Home renovation should be a hopeful undertaking. Families save for years, sketch out their dream kitchens, and trust a licensed contractor to turn those plans into reality. In Tennessee in 2023, dozens of homeowners learned how quickly that trust can be exploited. A home contractor operating in the state was charged after collecting deposits totaling more than $700,000 for construction and remodeling projects that were either never completed or barely begun.

The pattern, as described by prosecutors and victims, was depressingly familiar to anyone who follows contractor fraud cases. The contractor would sign agreements, collect substantial up-front payments, perform little or no work, and then become unreachable. By the time homeowners realized something was wrong, the money was gone and their projects sat unfinished.

What Happened

According to reporting on the case, the contractor accepted deposits from numerous Tennessee homeowners across multiple projects. Some customers paid for full additions or remodels; others paid for smaller jobs. In nearly every instance, the down payment was the largest single transfer of money in the relationship, and it changed hands before any meaningful work was performed.

When work stalled, homeowners reported being met with excuses, delays, and eventually silence. Several victims described losing tens of thousands of dollars each. Cumulatively, investigators placed the losses in the hundreds of thousands of dollars, with reports citing figures exceeding $700,000.

Contractor fraud is not a fringe problem. The Federal Trade Commission and state consumer-protection offices regularly rank home-improvement complaints among the top categories of consumer fraud. The Tennessee Department of Commerce and Insurance, which houses the state's Board for Licensing Contractors, fields complaints against contractors every year and has the authority to discipline or revoke licenses.

These victims handed over their savings in good faith and were left with empty bank accounts and unfinished homes.— local prosecutor, as paraphrased in regional news coverage, 2023

Why It Was Easy

The mechanics of this fraud were simple because the home-improvement payment system is built almost entirely on trust. In a typical job, the homeowner writes a check directly to the contractor before the foundation is dug or the first cabinet is hung. There is no neutral third party holding the funds, and no built-in requirement that money be released only when work is verified.

Tennessee law does require contractors performing projects of $25,000 or more to be licensed, and licensing is meant to provide a layer of accountability. But a license does not stop a determined bad actor from collecting deposits and walking away. Smaller jobs may fall below licensing thresholds entirely, leaving consumers with even less protection.

The other structural weakness is timing. Once a homeowner pays a large deposit, all the leverage shifts to the contractor. If the contractor disappears, the homeowner's only remedy is to file a complaint, pursue a civil lawsuit, or hope law enforcement brings criminal charges, all slow processes that rarely return the lost money.

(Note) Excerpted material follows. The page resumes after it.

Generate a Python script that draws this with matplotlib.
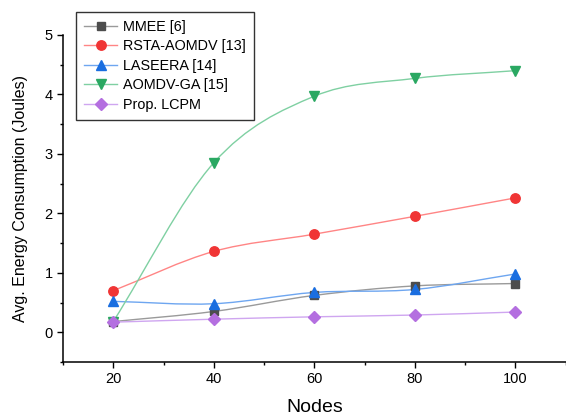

Even a criminal conviction does not guarantee restitution if the funds have already been spent.

The Investigation

Cases like this typically come together when multiple victims independently report similar experiences, allowing investigators to see a pattern rather than an isolated dispute. As complaints accumulated, authorities were able to document how the same contractor had taken money from many different households for work that never materialized.

Contractor fraud charges in Tennessee can be brought under theft and home-improvement-services statutes, with the severity of charges scaling to the dollar amount involved. With losses exceeding $700,000, the case fell well into felony territory. Investigators in these matters usually rely on signed contracts, canceled checks, bank records, and victim testimony to establish that money was taken with no intent or ability to deliver the promised work.

The practical lesson from the investigation is that fraud detection happened only after the damage was done. The system caught up to the contractor, but the homeowners' deposits were already at risk.

What Escrow Would Have Changed

The single structural feature missing from nearly every transaction in this case was a neutral third party holding the money. Escrow exists for exactly this scenario. Instead of paying a contractor directly, the homeowner deposits funds with an independent escrow agent. The money is released only as agreed-upon milestones are verified, such as permits pulled, framing completed, or final inspection passed.

Under an escrow arrangement, a contractor who collected $50,000 and then disappeared would never have controlled that money. The funds would have remained in escrow, and because no work was completed, no release would have been authorized. The homeowner could recover their deposit rather than join a list of creditors hoping for restitution years later.

Escrow also changes incentives on both sides. The contractor knows payment depends on demonstrable progress, and the homeowner knows their money is protected until the work earns it. Milestone-based release turns a leap of faith into a verifiable, step-by-step exchange.

For large home-improvement projects, milestone escrow, paired with proper licensing checks and written contracts, would have eliminated the core vulnerability that allowed one contractor to allegedly take more than $700,000. The protection is structural, not reactive: it prevents the loss instead of investigating it afterward.